Apesar de reconhecerem a necessidade da participação da sociedade civil em parcerias com o poder público para a concretização de políticas para os idosos, representantes de várias entidades se posicionaram contra o projeto de lei (PL 4416/19) que obriga as organizações com mais de cinco projetos sociais a destinarem um deles para a população mais velha.
Em debate na Comissão de Defesa dos Direitos da Pessoa Idosa da Câmara dos Deputados nesta segunda-feira (12), eles afirmaram que a proposta é uma interferência indevida do Estado no trabalho das organizações e pode surtir o efeito inverso do pretendido, diminuindo o atendimento à população vulnerável e passando para a sociedade civil uma obrigação que é governamental.

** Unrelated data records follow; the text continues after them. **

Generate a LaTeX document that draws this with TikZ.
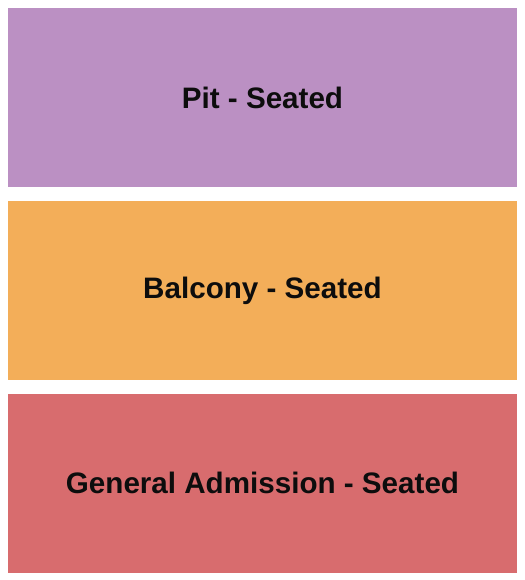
\documentclass[tikz,border=0pt]{standalone}
\usepackage{fontspec}
\setmainfont{Liberation Sans}
\usetikzlibrary{positioning}
\definecolor{pitcol}{RGB}{187,144,195}
\definecolor{balcol}{RGB}{243,174,89}
\definecolor{gencol}{RGB}{216,108,110}
\tikzset{
	section/.style={minimum width=509bp, minimum height=179bp, inner sep=0pt,
		font=\fontsize{29.6bp}{34bp}\selectfont\bfseries, text=black!95}
}
\begin{document}
\begin{tikzpicture}[x=1bp,y=-1bp]
	\useasboundingbox (0,0) rectangle (525,580);
	\node [section, fill=pitcol] (pit) at (262.5,97.5) {Pit - Seated};
	\node [section, fill=balcol, below=14bp of pit] (balcony) {Balcony - Seated};
	\node [section, fill=gencol, below=13bp of balcony] (general) {General Admission - Seated};
\end{tikzpicture}
\end{document}
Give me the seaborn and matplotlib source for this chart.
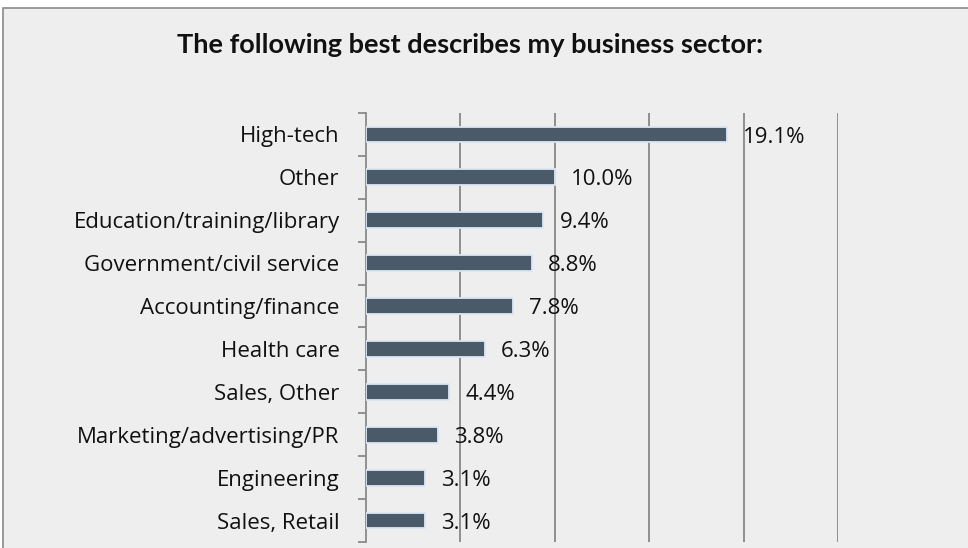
import matplotlib
matplotlib.use("Agg")
import matplotlib.pyplot as plt
import seaborn as sns
import pandas as pd
from matplotlib.patches import Rectangle

categories = [
    "High-tech",
    "Other",
    "Education/training/library",
    "Government/civil service",
    "Accounting/finance",
    "Health care",
    "Sales, Other",
    "Marketing/advertising/PR",
    "Engineering",
    "Sales, Retail",
]
shares = [19.1, 10.0, 9.4, 8.8, 7.8, 6.3, 4.4, 3.8, 3.1, 3.1]
title = "The following best describes my business sector:"

df = pd.DataFrame({"sector": categories, "share": shares})

sns.set_theme(style="white")
plt.rcParams["font.family"] = ["Open Sans", "DejaVu Sans"]

W, H = 968, 548
fig = plt.figure(figsize=(W / 100, H / 100), dpi=100, facecolor="white")

# chart panel with a thin grey frame (runs past the right and bottom edges)
panel = Rectangle((3 / W, -0.05), 1.1, 1 - 8 / H + 0.05, transform=fig.transFigure,
                  facecolor="#eeeeee", edgecolor="#8a8a8a", linewidth=1.2, zorder=-5)
fig.patches.append(panel)

ax = fig.add_axes([366 / W, 1 - 542 / H, (838 - 366) / W, (542 - 113) / H])
ax.set_zorder(2)
ax.set_facecolor("none")

sns.barplot(data=df, x="share", y="sector", orient="h", color="#4a5a69",
            width=0.37, saturation=1, ax=ax, zorder=3)
for p in ax.patches:
    p.set_edgecolor("#dce7f5")
    p.set_linewidth(1.3)

ax.set_xlim(0, 25)
ax.set_ylim(len(categories) - 0.5, -0.5)
ax.set_xlabel("")
ax.set_ylabel("")
ax.set_xticks([5, 10, 15, 20, 25])
ax.tick_params(axis="x", length=0, labelbottom=False)
ax.grid(axis="x", color="#888888", linewidth=1.3, zorder=1)
ax.grid(axis="y", visible=False)

for side in ["top", "right", "bottom"]:
    ax.spines[side].set_visible(False)
ax.spines["left"].set_color("#8a8a8a")
ax.spines["left"].set_linewidth(1.3)

# category labels at bar centres, tick marks at category boundaries
label_size = 16
ax.set_yticks(range(len(categories)))
ax.set_yticklabels(categories, fontsize=label_size, color="#111111")
ax.tick_params(axis="y", which="major", length=0, pad=19)
ax.set_yticks([i - 0.5 for i in range(len(categories) + 1)], minor=True)
ax.tick_params(axis="y", which="minor", left=True, length=6, width=1.3,
               color="#8a8a8a")

for i, v in enumerate(shares):
    ax.text(v + 0.85, i + 0.06, f"{v:.1f}%", va="center", ha="left",
            fontsize=label_size, color="#111111", zorder=4)

fig.text(470 / W, 1 - 45 / H, title, ha="center", va="center",
         fontsize=19.5, fontweight="bold", color="#111111",
         family=["Lato", "DejaVu Sans"])

fig.savefig("out.png", dpi=100, facecolor="white")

O projeto, de autoria do deputado Ossésio Silva (Republicanos-PE), modifica o Marco Regulatório das Organizações da Sociedade Civil, estabelecendo essa obrigatoriedade de um projeto para idosos às entidades que tenham mais de cinco atividades no segmento social.
Uma nova versão do texto, feita pelo relator, deputado Roberto Alves (Republicanos-SP), especifica que o objeto da proposta são projetos de interesse público e cunho social, diante da impossibilidade do Estado de atender a todas as demandas e do envelhecimento acelerado da população.
Liberdade e autonomia
A estimativa é que existam cerca de 800 mil organizações da sociedade civil em todo o País. Para Laís Lopes, consultora da plataforma que acompanha a implementação do marco regulatório, a proposta fere o princípio da liberdade de associação e a autonomia das organizações.
“Na letra da lei, quando a gente menciona atividades ou projetos, a gente está falando desses tipos de objetos que possam ser feitos em parceria com a administração pública. Então, como a lei vai poder obrigar a organização da sociedade civil a destinar algo que o orçamento, por exemplo, eventualmente não esteja vinculado, o edital não trate sobre esse tema? ”
A representante da Federação Nacional das Associações Pestalozzi, Edna Alegro, destacou algumas dificuldades práticas para se adequar à mudança, como a falta de orçamento para custear as modificações necessárias e a falta de qualificação para atender a uma parcela da população que não estava na proposta original da entidade.
“Hoje, por baixo, nós temos uns 20 projetos. Então vou deixar de fazer um deles para atender a pessoas idosas? Quem vai dar conta desse público que eu atendia antes? O que será dele? Eu vou atender a um público novo, sem conhecimento, vai ter que ter toda uma readequação, uma reordenação, contratação de equipe nova", declarou.
A Pestalozzi atende a pessoas com deficiências intelectuais e múltiplas, além de autismo.
Baixo investimento
Os debatedores defenderam o fortalecimento do marco regulatório das Organizações da Sociedade Civil e criticaram a redução de investimentos do governo em ações sociais por conta do equilíbrio fiscal do País.
A deputada Tereza Nelma (PSDB-AL), que mediou a audiência pública sobre o tema, propôs novo encontro para fazer um diagnóstico sobre a situação das organizações da sociedade civil, utilizando, por exemplo, um mapeamento já feito pelo Instituto de Pesquisa Econômica Aplicada (Ipea).
Ela ressaltou a vocação dos brasileiros para a solidariedade, ao mesmo tempo em que, muitas vezes, falta capacitação para atuar no chamado terceiro setor.
“Quando alguém diz assim: ‘Eu quero criar uma associação’, digo: ‘Você sabia que uma associação é uma família? Você sabia que uma associação tem despesas? Você sabia que uma associação vai fazer parte da sua vida, você deixa de ser uma pessoa física para ser uma pessoa jurídica? ”, observou.
Durante a audiência, a parlamentar pediu ajuda aos integrantes da sociedade civil para elaborar uma nota técnica com sugestões que aprimorem o projeto em discussão na Comissão de Defesa dos Direitos da Pessoa Idosa.